Timing of FBI Director James Comey’s firing raises the question: Why now?
The decision to fire FBI director James Comey was made by the White House and senior Justice Department officials based on actions by Comey that had been publicly known for months — and without waiting for the conclusion of a Justice Department inspector general review of his conduct that was far from complete, a department official confirms to Yahoo News.
“Our review is ongoing,” said John Lavinsky, a spokesman for inspector general Michael Horowitz, adding that the review announced by Horowitz in January is expected to take up to a year to complete.
The disclosure that the inspector general’s review is ongoing, and far from finished, raises further questions about why Attorney General Jeff Sessions and Deputy Attorney General Rod Rosenstein chose to recommend Comey’s firing now, before any official findings by department investigators. There were immediate questions about whether the action was triggered by Comey’s role in investigating Russian meddling in last year’s election — and into whether there were links between Trump campaign associates and the Kremlin.
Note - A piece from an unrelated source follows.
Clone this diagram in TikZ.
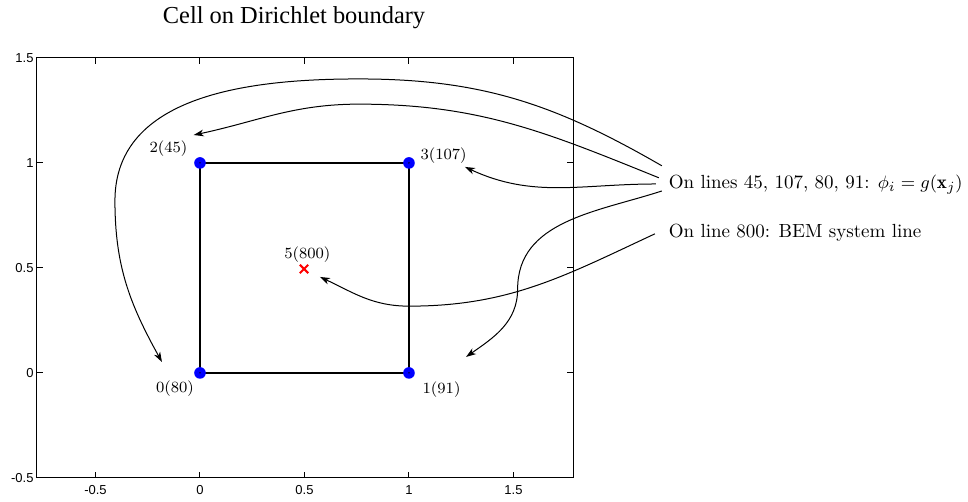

“Given that Director Comey was responsible for the Russia investigation, it’s extremely concerning that the president would decide to fire him where there has been no indication he has done anything to justify it,” said Matt Olsen, a former senior Justice Department official under President Obama.
“The president’s actions today are shocking,” said Sen. Mark Warner, the ranking Democrat on the Senate Intelligence Committee, that is itself investigating the Russian issue. “It is deeply troubling that the president has fired the FBI director during an active counterintelligence investigation into improper contacts between the Trump campaign and Russia.”
The inspector general’s review is focused on a number of issues relating to last year’s presidential election, including Comey’s public statement last July laying out his reasons not to recommend a prosecution of Hillary Clinton over her use of private email server, and the letter he sent in October informing Congress that the bureau was revisiting the issue.
Those factors were cited by Deputy Attorney General Rod Rosenstein in a memo released Tuesday night, calling Comey’s conduct a violation of long-standing department principles. “The way the director handled the conclusion of the email investigation was wrong,” Rosenstein wrote. “As a result, the FBI is unlikely to regain public and congressional trust until it has a director who understands the gravity of the mistakes and pledges never to repeat them.”
Comey had sought to defend his conduct in Senate testimony last week. When the bureau discovered the existence of Clinton emails on a laptop belonging to Anthony Weiner, husband of Clinton aide Huma Abedin, Comey said he had to decide whether to speak about the new evidence or conceal it from Congress despite his pledge to inform committees of any new developments in the case. In his memo, Rosenstein took strong exception to Comey’s explanation, writing that “‘conceal’ is a loaded term that misstates the issue. When federal agents and prosecutors quietly open a criminal investigation, we are not concealing anything, we are simply following long-standing policy that we refrain from publicizing nonpublic information.”
Comey also testified last week that he had already been interviewed by the inspector general’s investigators and expected to be again. But sources familiar with the probe say other key players involved in the controversy — including senior Justice Department officials — had not even been interviewed for the probe.
Whether Trump’s support from Congressional Republicans holds in the wake of Comey’s ouster remains to be seen. Senator Richard Burr, R-N.C., the chairman of the Senate Intelligence Committee said he was “troubled by the timing and reasoning” behind Comey’s firing and that his dismissal “further confuses an already difficult investigation by the committee.”